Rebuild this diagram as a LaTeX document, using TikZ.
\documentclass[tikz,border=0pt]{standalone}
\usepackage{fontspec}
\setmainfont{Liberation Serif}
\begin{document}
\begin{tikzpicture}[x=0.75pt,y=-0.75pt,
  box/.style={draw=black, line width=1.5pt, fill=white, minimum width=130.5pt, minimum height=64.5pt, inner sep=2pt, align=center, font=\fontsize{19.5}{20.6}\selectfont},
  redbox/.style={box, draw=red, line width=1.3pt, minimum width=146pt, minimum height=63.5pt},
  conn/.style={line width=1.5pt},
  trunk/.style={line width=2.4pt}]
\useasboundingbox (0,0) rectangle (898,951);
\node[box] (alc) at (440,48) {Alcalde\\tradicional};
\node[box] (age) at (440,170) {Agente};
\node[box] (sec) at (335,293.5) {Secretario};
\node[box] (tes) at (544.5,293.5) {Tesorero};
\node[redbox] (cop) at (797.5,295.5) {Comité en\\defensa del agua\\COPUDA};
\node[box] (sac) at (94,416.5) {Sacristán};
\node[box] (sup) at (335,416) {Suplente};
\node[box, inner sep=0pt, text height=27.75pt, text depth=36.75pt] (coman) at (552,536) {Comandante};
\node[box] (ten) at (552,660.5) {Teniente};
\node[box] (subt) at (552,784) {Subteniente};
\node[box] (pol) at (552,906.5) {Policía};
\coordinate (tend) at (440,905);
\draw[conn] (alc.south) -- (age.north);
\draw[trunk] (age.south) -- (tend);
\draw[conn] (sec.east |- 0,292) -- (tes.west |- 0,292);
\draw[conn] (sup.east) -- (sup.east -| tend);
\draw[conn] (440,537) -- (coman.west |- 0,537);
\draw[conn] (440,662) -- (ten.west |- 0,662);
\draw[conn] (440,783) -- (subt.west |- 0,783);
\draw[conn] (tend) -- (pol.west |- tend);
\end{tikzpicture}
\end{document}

### Your goal
Nothing should be changed: write out all of the data as is.

### Result
Rebuild this diagram as a LaTeX document, using TikZ.
\documentclass[tikz,border=0pt]{standalone}
\usepackage{fontspec}
\setmainfont{Liberation Serif}
\begin{document}
\begin{tikzpicture}[x=0.75pt,y=-0.75pt,
  box/.style={draw=black, line width=1.5pt, fill=white, minimum width=130.5pt, minimum height=64.5pt, inner sep=2pt, align=center, font=\fontsize{19.5}{20.6}\selectfont},
  redbox/.style={box, draw=red, line width=1.3pt, minimum width=146pt, minimum height=63.5pt},
  conn/.style={line width=1.5pt},
  trunk/.style={line width=2.4pt}]
\useasboundingbox (0,0) rectangle (898,951);
\node[box] (alc) at (440,48) {Alcalde\\tradicional};
\node[box] (age) at (440,170) {Agente};
\node[box] (sec) at (335,293.5) {Secretario};
\node[box] (tes) at (544.5,293.5) {Tesorero};
\node[redbox] (cop) at (797.5,295.5) {Comité en\\defensa del agua\\COPUDA};
\node[box] (sac) at (94,416.5) {Sacristán};
\node[box] (sup) at (335,416) {Suplente};
\node[box, inner sep=0pt, text height=27.75pt, text depth=36.75pt] (coman) at (552,536) {Comandante};
\node[box] (ten) at (552,660.5) {Teniente};
\node[box] (subt) at (552,784) {Subteniente};
\node[box] (pol) at (552,906.5) {Policía};
\coordinate (tend) at (440,905);
\draw[conn] (alc.south) -- (age.north);
\draw[trunk] (age.south) -- (tend);
\draw[conn] (sec.east |- 0,292) -- (tes.west |- 0,292);
\draw[conn] (sup.east) -- (sup.east -| tend);
\draw[conn] (440,537) -- (coman.west |- 0,537);
\draw[conn] (440,662) -- (ten.west |- 0,662);
\draw[conn] (440,783) -- (subt.west |- 0,783);
\draw[conn] (tend) -- (pol.west |- tend);
\end{tikzpicture}
\end{document}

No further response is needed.